Startup accelerators like the University of Melbourne’s Melbourne Accelerator Program are going to be the source of many jobs for Australians and are vital to ensuring the nation’s economy remains competitive globally, according to Opposition Leader Bill Shorten.
Shorten visited the Melbourne Accelerator Program yesterday, along with shadow parliamentary secretary to the shadow treasurer Ed Husic and shadow minister for higher education, research, innovation and industry Kim Carr.
“What we see here is some of the cleverest minds, not only in Australia but in the world, creating and giving birth to new businesses which will put Australia at the front of the queue,” Shorten says.
The ideas and inventions I saw at Lab14 is exactly why I want Australia to be the #startup capital of Asia. pic.twitter.com/pcO2Cpqhp1
— Bill Shorten (@billshortenmp) October 6, 2015
“Australians are capable of competing with the rest of the world.
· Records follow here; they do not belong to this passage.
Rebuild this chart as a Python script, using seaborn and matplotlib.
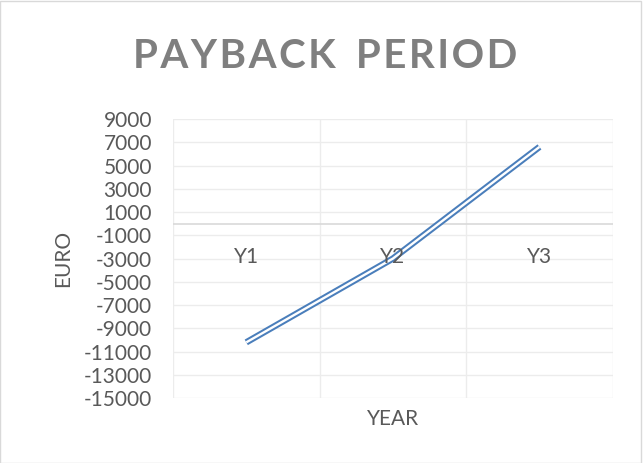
import matplotlib
matplotlib.use("Agg")
import matplotlib.pyplot as plt
import seaborn as sns
import pandas as pd

years = ["Y1", "Y2", "Y3"]
cash_flow = [-10200, -3000, 6600]
y_ticks = list(range(-15000, 9001, 2000))
title = "PAYBACK PERIOD"

df = pd.DataFrame({"YEAR": years, "EURO": cash_flow})

sns.set_theme(style="white")
plt.rcParams["font.family"] = ["Lato", "DejaVu Sans"]

fig = plt.figure(figsize=(6.43, 4.63), dpi=100)
ax = fig.add_axes([0.269, 0.140, 0.684, 0.603])

# compound (double) line: wide blue stroke with a white core
sns.lineplot(data=df, x="YEAR", y="EURO", ax=ax, color="#4a7ebb",
             linewidth=4.6, sort=False, solid_capstyle="butt")
sns.lineplot(data=df, x="YEAR", y="EURO", ax=ax, color="white",
             linewidth=1.7, sort=False, solid_capstyle="butt")

ax.set_ylim(-15000, 9000)
ax.set_xlim(-0.5, len(years) - 0.5)
ax.set_yticks(y_ticks)
ax.set_yticklabels([str(t) for t in y_ticks], fontsize=15, color="#595959")
ax.tick_params(axis="y", length=0, pad=15)

# category boundaries as vertical gridlines; labels sit by the zero line
ax.set_xticks([i - 0.5 for i in range(len(years) + 1)])
ax.set_xticklabels([])
ax.tick_params(axis="x", length=0)
ax.grid(True, color="#ececec", linewidth=1.0)
ax.set_axisbelow(True)
for s in ax.spines.values():
    s.set_visible(False)
ax.axhline(0, color="#d9d9d9", linewidth=1.2, zorder=1)
for i, lab in enumerate(years):
    ax.annotate(lab, (i, 0), xytext=(0, -24), textcoords="offset points",
                ha="center", va="center", fontsize=15, color="#595959")

ax.set_xlabel("YEAR", fontsize=15, color="#595959", labelpad=4)
ax.set_ylabel("EURO", fontsize=15, color="#595959", labelpad=8)

# letter-spaced bold title
spaced = "\u200a".join(title).replace("\u200a \u200a", "\u2002")
fig.text(0.506, 0.877, spaced, ha="center", va="center",
         fontsize=29, fontweight="bold", color="#7f7f7f")

fig.add_artist(plt.Rectangle((0.0, 0.0), 0.997, 0.998, transform=fig.transFigure,
                             fill=False, edgecolor="#d9d9d9", linewidth=1.0))

fig.savefig("out.png", dpi=100, facecolor="white")
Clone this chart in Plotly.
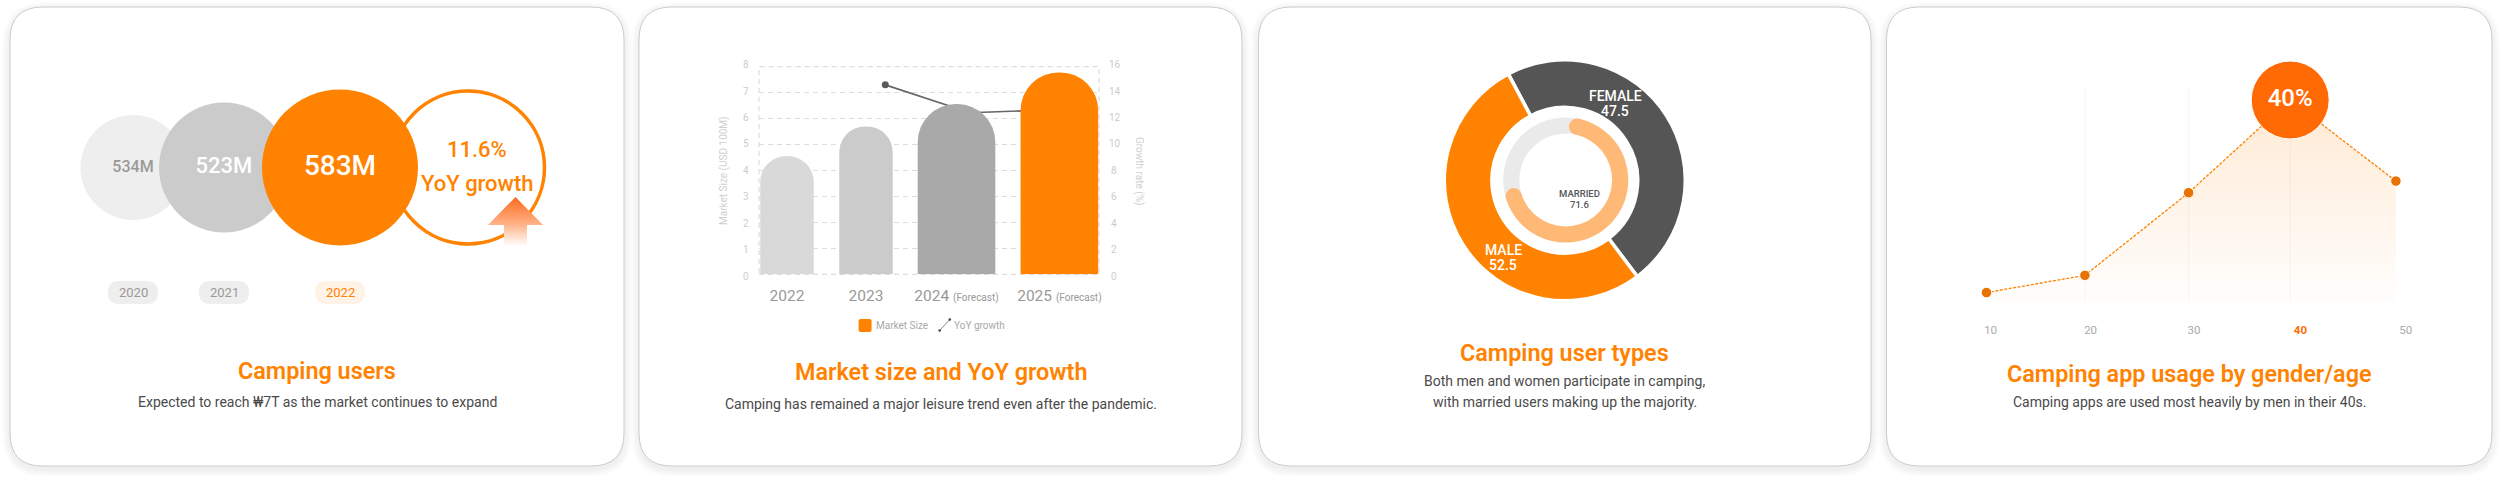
import math
import plotly.graph_objects as go

# ---------- data ----------
USER_YEARS = ["2020", "2021", "2022"]
USERS_M = [534, 523, 583]
USER_GROWTH = 11.6

MARKET_YEARS = ["2022", "2023", "2024", "2025"]
MARKET_SIZE = [4.56, 5.7, 6.56, 7.78]
GROWTH_YEARS = ["2023", "2024", "2025"]
YOY_GROWTH = [14.6, 12.45, 12.7]

GENDER_LABELS = ["FEMALE", "MALE"]
GENDER_VALUES = [47.5, 52.5]
MARRIED = 71.6

AGE_GROUPS = ["10", "20", "30", "40", "50"]
APP_USAGE = [2, 5.4, 21.7, 40, 24]

# ---------- styles and layout constants (pixels) ----------
W, H = 2500, 480
ORANGE = "#ff8200"
FONT = "Roboto"
CARDS = [(10, 624), (639, 1242), (1258.5, 1871), (1886.5, 2492)]
CARD_TOP, CARD_BOTTOM, CARD_R = 7, 466, 33


def xp(x):
    return x / W


def yp(y):
    return 1 - y / H


def rrect(x0, y0, x1, y1, r):
    X0, X1, Y0, Y1 = xp(x0), xp(x1), yp(y0), yp(y1)
    rx, ry = r / W, r / H
    return (f"M {X0+rx} {Y0} L {X1-rx} {Y0} Q {X1} {Y0} {X1} {Y0-ry} L {X1} {Y1+ry} Q {X1} {Y1} {X1-rx} {Y1} "
            f"L {X0+rx} {Y1} Q {X0} {Y1} {X0} {Y1+ry} L {X0} {Y0-ry} Q {X0} {Y0} {X0+rx} {Y0} Z")


shapes, annos = [], []


def rr_shape(x0, y0, x1, y1, r, fill, line=None, lw=0, layer="below"):
    shapes.append(dict(type="path", path=rrect(x0, y0, x1, y1, r), xref="paper", yref="paper", layer=layer,
                       fillcolor=fill, line=dict(color=line or "rgba(0,0,0,0)", width=lw)))


def label(x, y, text, size, color, weight=400, angle=0, anchor="center"):
    annos.append(dict(x=xp(x), y=yp(y), xref="paper", yref="paper", text=text, showarrow=False, xanchor=anchor,
                      yanchor="middle", textangle=angle, borderpad=0,
                      font=dict(family=FONT, size=size, color=color, weight=weight)))


# cards with soft shadow
for x0, x1 in CARDS:
    for k in range(8, 0, -1):
        rr_shape(x0 - k, CARD_TOP - k + 3, x1 + k, CARD_BOTTOM + k + 3, CARD_R + k, "rgba(0,0,0,0.009)")
    rr_shape(x0, CARD_TOP, x1, CARD_BOTTOM, CARD_R, "#ffffff", "#cccccc", 1)

# titles and subtitles
TEXTS = [
    (317, 371, "Camping users", [(402, "Expected to reach ₩7T as the market continues to expand")]),
    (941, 372, "Market size and YoY growth", [(404, "Camping has remained a major leisure trend even after the pandemic.")]),
    (1564.5, 353, "Camping user types", [(381, "Both men and women participate in camping,"),
                                         (402, "with married users making up the majority.")]),
    (2189.5, 374, "Camping app usage by gender/age", [(402, "Camping apps are used most heavily by men in their 40s.")]),
]
for cx, ty, title, subs in TEXTS:
    label(cx, ty, title, 23.4, ORANGE, 600)
    for sy, s in subs:
        label(cx, sy, s, 14, "#4a4a4a")

fig = go.Figure()

# ---------- panel 1: bubbles ----------
BUB_X = [133, 224, 340]
BUB_D = [105, 130, 156]
BUB_Y = 167.5
OUT_X = 468
fig.add_trace(go.Scatter(x=[OUT_X], y=[BUB_Y], mode="markers", hoverinfo="skip",
                         marker=dict(size=153, opacity=1, color="#ffffff", line=dict(color=ORANGE, width=3.5))))
# growth arrow (decoration)
AX, AT, AH, AB, AHW, ASW = 515.5, 197, 225, 246, 27.5, 11.5
fig.add_trace(go.Scatter(
    x=[AX, AX + AHW, AX + ASW, AX + ASW, AX - ASW, AX - ASW, AX - AHW, AX],
    y=[AT, AH, AH, AB, AB, AH, AH, AT], mode="lines", line=dict(width=0), fill="toself", hoverinfo="skip",
    fillgradient=dict(type="vertical", start=AT, stop=AB,
                      colorscale=[[0, "#fb6a1e"], [0.57, "#ffb48a"], [1, "#ffffff"]])))
fig.add_trace(go.Scatter(
    x=BUB_X, y=[BUB_Y] * 3, mode="markers+text", hoverinfo="skip",
    marker=dict(size=BUB_D, opacity=1, color=["#eeeeee", "#cbcbcb", ORANGE], line=dict(width=0)),
    text=[f"{v}M" for v in USERS_M], textposition="middle center",
    textfont=dict(family=FONT, size=[16, 22, 28], color=["#9a9a9a", "#ffffff", "#ffffff"], weight=[500, 500, 500])))
label(477, 149, f"{USER_GROWTH}%", 22, ORANGE, 500)
label(477, 183, "YoY growth", 22, ORANGE, 500)
for x, yr, bg, col in zip(BUB_X, USER_YEARS, ["#eeeeee", "#eeeeee", "#fff3e8"], ["#999999", "#999999", ORANGE]):
    rr_shape(x - 25, 281, x + 25, 304, 11.5, bg)
    label(x, 292.5, yr, 13, col)

# ---------- panel 2: bars + line ----------
BAR_X = [787, 866, 956.5, 1059.4]
BAR_W = [53.5, 53.5, 77.6, 77.6]
BAR_COL = ["#d9d9d9", "#cbcbcb", "#a9a9a9", ORANGE]
LINE_X = [885.3, 970, 1059.4]
PL, PR, PT, PB = 759, 1099, 66.7, 274.3
# line is on the base axis, bars on the overlay so that the bars hide the line
fig.add_trace(go.Scatter(x=LINE_X, y=YOY_GROWTH, xaxis="x2", yaxis="y2", mode="lines+markers", hoverinfo="skip",
                         line=dict(color="#666666", width=1.6), marker=dict(size=7, color="#5a5a5a")))
fig.add_trace(go.Bar(x=BAR_X, y=MARKET_SIZE, width=BAR_W, xaxis="x2", yaxis="y3", hoverinfo="skip",
                     marker=dict(color=BAR_COL, cornerradius="50%", line=dict(width=0))))
fig.add_trace(go.Scatter(x=[None], y=[None], xaxis="x2", yaxis="y4", hoverinfo="skip"))
fig.add_trace(go.Scatter(x=[None], y=[None], xaxis="x2", yaxis="y5", hoverinfo="skip"))
shapes.append(dict(type="rect", xref="x2 domain", yref="y2 domain", x0=0, x1=1, y0=0, y1=1, layer="below",
                   line=dict(color="#dddddd", width=1.2, dash="5px,4px")))
label(724, 171, "Market Size (USD 100M)", 10, "#cfcfcf", angle=-90)
label(1139, 171, "Growth rate (%)", 10, "#cfcfcf", angle=90)
# legend
rr_shape(858.6, 319, 871.6, 332, 2, ORANGE)
label(874.5, 325.5, "Market Size", 10, "#a8a8a8", anchor="left")
LEG_X, LEG_Y = [939.6, 949.8], [330.5, 319.5]
fig.add_trace(go.Scatter(x=LEG_X, y=LEG_Y, mode="lines+markers", hoverinfo="skip",
                         line=dict(color="#666666", width=0.8), marker=dict(size=2.5, color="#444444")))
label(953, 325.5, "YoY growth", 10, "#a8a8a8", anchor="left")

# ---------- panel 3: donuts ----------
DC = (1564.8, 180.3)
DR = 120.5
fig.add_trace(go.Pie(values=GENDER_VALUES, labels=GENDER_LABELS, sort=False, direction="clockwise", rotation=-28,
                     hole=0.605, textinfo="none", hoverinfo="skip", showlegend=False,
                     marker=dict(colors=["#555555", ORANGE], line=dict(color="#ffffff", width=3.5)),
                     domain=dict(x=[xp(DC[0] - DR), xp(DC[0] + DR)], y=[yp(DC[1] + DR), yp(DC[1] - DR)])))
IC = (1565.7, 180)
IR, IH = 62.6, 46.4
MID = (IR + IH) / 2
CAP_R = (IR - IH) / 2
CAP_PCT = 2 * math.degrees(CAP_R / MID) / 3.6
START = 12
fig.add_trace(go.Pie(values=[MARRIED - CAP_PCT, 100 - MARRIED + CAP_PCT], labels=["Married", "Other"], sort=False,
                     direction="clockwise", rotation=START, hole=IH / IR, textinfo="none", hoverinfo="skip",
                     showlegend=False, marker=dict(colors=["#ffb976", "#eaeaea"], line=dict(width=0)),
                     domain=dict(x=[xp(IC[0] - IR), xp(IC[0] + IR)], y=[yp(IC[1] + IR), yp(IC[1] - IR)])))
for ang in (START, START + (MARRIED - CAP_PCT) * 3.6):
    cx = IC[0] + MID * math.sin(math.radians(ang))
    cy = IC[1] - MID * math.cos(math.radians(ang))
    shapes.append(dict(type="circle", xref="x", yref="y", layer="above", x0=cx - CAP_R, x1=cx + CAP_R,
                       y0=cy - CAP_R, y1=cy + CAP_R, fillcolor="#ffb976", line=dict(width=0)))
label(1615, 96.3, GENDER_LABELS[0], 14, "#ffffff", 500)
label(1615, 111, str(GENDER_VALUES[0]), 14, "#ffffff", 500)
label(1503, 250, GENDER_LABELS[1], 14, "#ffffff", 500)
label(1503, 265, str(GENDER_VALUES[1]), 14, "#ffffff", 500)
label(1579.8, 193.3, "MARRIED", 9.5, "#555555", 500)
label(1579.8, 204, str(MARRIED), 9.5, "#555555", 500)

# ---------- panel 4: line ----------
AGE_X = [1986.5, 2084.9, 2188.6, 2290.2, 2395.9]
AGE_LABEL_X = [1990.6, 2090.6, 2193.9, 2300.4, 2405.7]
LB, LT = 302.7, 62
PX_PER = (302.7 - 100) / max(APP_USAGE)
L_TOP = (LB - LT) / PX_PER
GRID_TOP = (LB - 88) / PX_PER
for x in AGE_X[1:4]:
    shapes.append(dict(type="line", xref="x6", yref="y6", layer="below", x0=x, x1=x, y0=0, y1=GRID_TOP,
                       line=dict(color="#f5f5f5", width=1)))
peak = APP_USAGE.index(max(APP_USAGE))
fig.add_trace(go.Scatter(
    x=AGE_X, y=APP_USAGE, xaxis="x6", yaxis="y6", mode="lines+markers+text", hoverinfo="skip", cliponaxis=False,
    fill="tozeroy",
    fillgradient=dict(type="vertical", start=0, stop=max(APP_USAGE),
                      colorscale=[[0, "rgba(255,130,0,0.01)"], [1, "rgba(255,130,0,0.17)"]]),
    line=dict(color=ORANGE, width=1.3, dash="3px,1.5px"),
    marker=dict(size=[78 if i == peak else 10.5 for i in range(5)],
                color=["#ff6a05" if i == peak else "#e87202" for i in range(5)],
                line=dict(color="#ffffff", width=1), opacity=1),
    text=[f"{v}%" if i == peak else "" for i, v in enumerate(APP_USAGE)], textposition="middle center",
    textfont=dict(family=FONT, size=24, color="#ffffff", weight=500)))

AGE_TICKS = [f"<b><span style='color:#ff6a05'>{a}</span></b>" if i == peak else a for i, a in enumerate(AGE_GROUPS)]

# ---------- layout ----------
hidden = dict(visible=False, showgrid=False, zeroline=False)
GROWTH_TICKS = [0, 2, 4, 6, 8, 10, 12, 14, 16]
layout = dict(
    width=W, height=H, margin=dict(l=0, r=0, t=0, b=0, pad=0, autoexpand=False),
    paper_bgcolor="#ffffff", plot_bgcolor="rgba(0,0,0,0)",
    showlegend=False, barmode="overlay", shapes=shapes, annotations=annos,
    font=dict(family=FONT),
    xaxis=dict(range=[0, W], domain=[0, 1], **hidden),
    yaxis=dict(range=[H, 0], domain=[0, 1], **hidden),
    xaxis2=dict(range=[PL, PR], domain=[xp(PL), xp(PR)], anchor="y2", zeroline=False, showgrid=False, showline=False,
                tickmode="array", tickvals=BAR_X,
                ticktext=[y if i < 2 else f"{y} <span style='font-size:10px'>(Forecast)</span>"
                          for i, y in enumerate(MARKET_YEARS)],
                tickangle=0, ticks="outside", ticklen=7, tickcolor="rgba(0,0,0,0)",
                tickfont=dict(family=FONT, size=15.5, color="#999999")),
    yaxis2=dict(range=[0, 16], domain=[yp(PB), yp(PT)], anchor="x2", tickmode="array", tickvals=GROWTH_TICKS,
                showticklabels=False, ticks="", showgrid=True, gridcolor="#dddddd", griddash="5px,4px", gridwidth=1.2,
                zeroline=False),
    yaxis3=dict(range=[0, 8], domain=[yp(PB), yp(PT)], overlaying="y2", anchor="x2", showgrid=False, zeroline=False,
                showticklabels=False, ticks=""),
    yaxis4=dict(range=[0, 8], domain=[yp(276), yp(64.7)], anchor="free", position=xp(748.5), side="left", showgrid=False,
                zeroline=False, tickmode="array", tickvals=list(range(9)), ticks="",
                tickfont=dict(family=FONT, size=10, color="#cccccc")),
    yaxis5=dict(range=[0, 16], domain=[yp(276), yp(64.7)], anchor="free", position=xp(1108), side="right",
                showgrid=False, zeroline=False, tickmode="array", tickvals=GROWTH_TICKS,
                ticktext=[("\u2009" + str(t)) if t < 10 else str(t) for t in GROWTH_TICKS], ticks="",
                tickfont=dict(family=FONT, size=10, color="#cccccc")),
    xaxis6=dict(range=[1978, 2412], domain=[xp(1978), xp(2412)], anchor="y6", showgrid=False, zeroline=False,
                tickmode="array", tickvals=AGE_LABEL_X, ticktext=AGE_TICKS, ticks="outside", ticklen=16,
                tickcolor="rgba(0,0,0,0)", tickfont=dict(family=FONT, size=11.5, color="#aaaaaa")),
    yaxis6=dict(range=[0, L_TOP], domain=[yp(LB), yp(LT)], anchor="x6", showgrid=False, zeroline=False,
                showticklabels=False, ticks=""),
)
fig.update_layout(**layout)

fig.write_html("out.html", config=dict(displayModeBar=False),
               post_script="document.body.style.margin='0';document.body.style.overflow='hidden';")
We’ve got literally hundreds of thousands of bright young Australians graduating every year from school and going on to TAFE and university.”
Labor recently unveiled HECS-style loans for young entrepreneurs with its Startup Year policy. It aims to encourage final year university students or graduates to found startups, by providing them with between $10,000 and $20,000 should they be accepted into an accredited accelerator program.
“The real future for Australia is to move up the curve in terms of technology and skills, not to try and compete with the rest of the world on cutting people’s wages,” he says.
“We’ll never win that race to the bottom. The future is in places like the Melbourne Accelerator program, backing high-skilled, high-wage jobs for the future.”